Assistant to the Solicitor General Sopan Joshi said Congress has listed 16 exceptions in which equitable tolling can be applied to deadlines, and it would have included exceptions such as Arellano’s case if it wanted to cover such cases.
“If Congress doesn’t speak in that language, then there’s no basis for that inference,” Joshi said.
Arellano has asked that if the ruling is found in his favor, his case be sent back to the VA for further investigation so he can file a claim under the new decision. If he receives compensation dated to his discharge date, he could get more than $600,000.
During arguments, the justices pressed the attorneys to defend their arguments, with Justice Elena Kagan asking Barney how he could say that Congress intended equitable tolling to apply in cases similar to Arellano’s even though it didn’t include it in statute.
“You have, I think, 16 specific exceptions provided in this chapter. And this isn’t one of them. And so, the thing that you want is the 17th thing, which is not specifically provided in this chapter. I mean, doesn’t that language indicate the Congress didn’t want this 17th thing?” Kagan asked.
Barney disagreed, noting that Congress has established a pathway for retroactive claims for disability pensions that doesn’t otherwise exist under general rules and the same should hold true for disability claims.
Chief Justice John Roberts questioned Joshi over the government’s strict interpretation that the 16 exceptions are the only ones intended by Congress.
“I’m not sure which way your emphasis on the 16 exceptions really cuts. I mean, if there’s 16 exceptions to the rule, that kind of suggests to me that the insistence upon strict enforcement is really not that important,” Roberts said.
Other justices questioned Arellano’s argument that the one-year standard was a statute of limitations.
“Why is this a statute of limitations?” Justice Ketanji Brown Jackson asked. “If they’re expanding the default, and they’re doing so conditionally — ‘We’re expanding the default, if you file in a certain way’ — I don’t understand why that operates like a statute of limitation.”

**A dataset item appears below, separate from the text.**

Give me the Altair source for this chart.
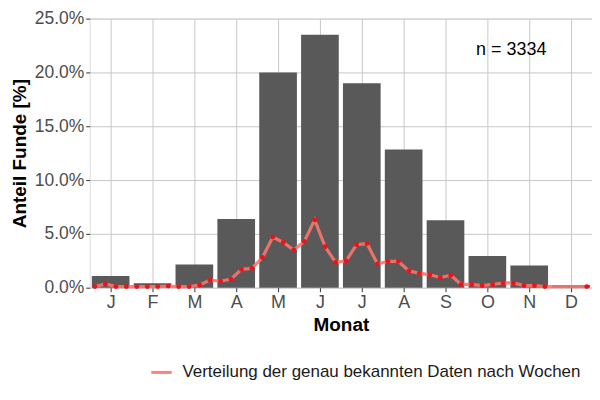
import pandas as pd
import altair as alt

months = ["J", "F", "M", "A", "M", "J", "J", "A", "S", "O", "N", "D"]
month_share = [1.09, 0.42, 2.15, 6.39, 20.0, 23.5, 19.0, 12.85, 6.27, 2.94, 2.06, 0.25]

# 4 slots per month, None = no data in that week
week_share = [
    0.1, 0.35, 0.1, 0.1,
    0.1, 0.1, 0.1, 0.15,
    0.1, 0.1, 0.25, 0.7,
    0.6, 0.8, 1.7, 1.8,
    2.8, 4.7, 4.2, 3.5,
    4.3, 6.3, 3.8, 2.35,
    2.5, 4.0, 4.1, 2.2,
    2.45, 2.45, 1.55, 1.35,
    1.2, 0.95, 1.15, 0.3,
    0.3, 0.2, 0.3, 0.45,
    0.45, 0.2, 0.2, 0.1,
    None, None, None, 0.1,
]
n_total = 3334
line_label = "Verteilung der genau bekannten Daten nach Wochen"

font = "Liberation Sans"

bars = pd.DataFrame({"month": range(1, 13), "share": [v / 100 for v in month_share]})
weeks = pd.DataFrame({"slot": range(len(week_share)), "share": week_share}).dropna()
weeks["share"] = weeks["share"] / 100
weeks["series"] = line_label
note = pd.DataFrame({"x": [10.57], "y": [0.221], "label": [f"n = {n_total}"]})

month_expr = "[" + ",".join(f"'{m}'" for m in months) + "][datum.value - 1]"

x_scale = alt.Scale(domain=[0.5, 12.5], nice=False, zero=False)
y_scale = alt.Scale(domain=[0, 0.25], nice=False)

x_axis = alt.Axis(
    values=list(range(1, 13)), labelExpr=month_expr, title="Monat",
    labelFontSize=18, labelColor="#4d4d4d", labelFont=font, labelPadding=2,
    titleFontSize=19, titleFont=font, titleFontWeight="bold", titleColor="black",
    titlePadding=4, tickSize=4, tickColor="#333333", domain=False,
    gridColor="#c8c8c8", gridWidth=1,
)
y_axis = alt.Axis(
    values=[0, 0.05, 0.1, 0.15, 0.2, 0.25], format=".1%", title="Anteil Funde [%]",
    labelFontSize=17.5, labelColor="#4d4d4d", labelFont=font, labelPadding=2,
    titleFontSize=19, titleFont=font, titleFontWeight="bold", titleColor="black",
    titlePadding=5, tickSize=4, tickColor="#333333", domain=False,
    gridColor="#c8c8c8", gridWidth=1,
)

bar_layer = (
    alt.Chart(bars)
    .transform_calculate(lo="datum.month - 0.45", hi="datum.month + 0.45")
    .mark_rect(color="#595959")
    .encode(
        x=alt.X("lo:Q", scale=x_scale, axis=x_axis),
        x2="hi:Q",
        y=alt.Y("share:Q", scale=y_scale, axis=y_axis),
        y2=alt.datum(0),
    )
)

week_base = alt.Chart(weeks).transform_calculate(
    pos="floor(datum.slot / 4) + 1 + ((datum.slot % 4) - 1.5) / 4"
)

line_layer = week_base.mark_line(strokeWidth=3.2, opacity=0.9).encode(
    x=alt.X("pos:Q", scale=x_scale),
    y=alt.Y("share:Q", scale=y_scale),
    color=alt.Color(
        "series:N",
        scale=alt.Scale(range=["#F8766D"]),
        legend=alt.Legend(
            title=None, orient="none", legendX=60, legendY=343, padding=0,
            symbolType="stroke", symbolSize=420, symbolStrokeWidth=3,
            labelFontSize=17, labelFont=font, labelColor="#1a1a1a", labelOffset=9,
            labelLimit=600,
        ),
    ),
)

point_layer = week_base.mark_circle(size=24, color="#e8141c", opacity=1).encode(
    x=alt.X("pos:Q", scale=x_scale),
    y=alt.Y("share:Q", scale=y_scale),
)

note_layer = alt.Chart(note).mark_text(
    fontSize=18, font=font, color="black", baseline="middle", align="center"
).encode(
    x=alt.X("x:Q", scale=x_scale),
    y=alt.Y("y:Q", scale=y_scale),
    text="label:N",
)

chart = (
    alt.layer(bar_layer, line_layer, point_layer, note_layer)
    .properties(
        width=504, height=270,
        autosize=alt.AutoSizeParams(type="none"),
        padding={"left": 82, "top": 10, "right": 0, "bottom": 96},
    )
    .configure_view(stroke=None)
    .configure(background="white")
)

chart.save("out.html", embed_options={"renderer": "svg", "actions": False})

“Doesn’t the failure to satisfy a statute of limitations typically result in the loss of the ability to prevail on a claim and not simply the loss of the ability to obtain a certain kind of relief?” asked Justice Samuel Alito.
During an interview with Military.com before oral arguments, Barney stressed that the decision would likely affect a limited number of veterans who would have to prove they had extraordinary reasons for not filing a disability claim within their first year.
Barney added that two main groups of veterans could benefit from a ruling in Arellano’s favor: those with mental health conditions or traumatic brain injury whose disabilities, like the plaintiff’s, may have prevented them from filing a claim; and veterans who could not file a claim because they signed secrecy agreements and their disabilities were caused by participation in secret operations.
One such group, known as the Edgewood Veterans, has a lawsuit pending against the government over secret tests performed on them by the U.S. Army, including exposing them to mustard gas, sarin, LSD and other substances.
Their suit is on hold while the Arellano case is decided. The veterans, who filed a brief in support of Arellano to the Supreme Court, were not able to discuss their exposures or experiments until 2006; a ruling in Arellano’s case would make these vets eligible for disability compensation back to their date of discharge.
“Something that is important to understand about equitable tolling is that it’s a doctrine that’s only used sparingly, not something that’s going to be available to every veteran,” Barney said. “But for those that are truly in need of it and who are truly deserving of it, it could be a godsend.”
The court could take anywhere from a month to nearly a year to issue its opinion in the case.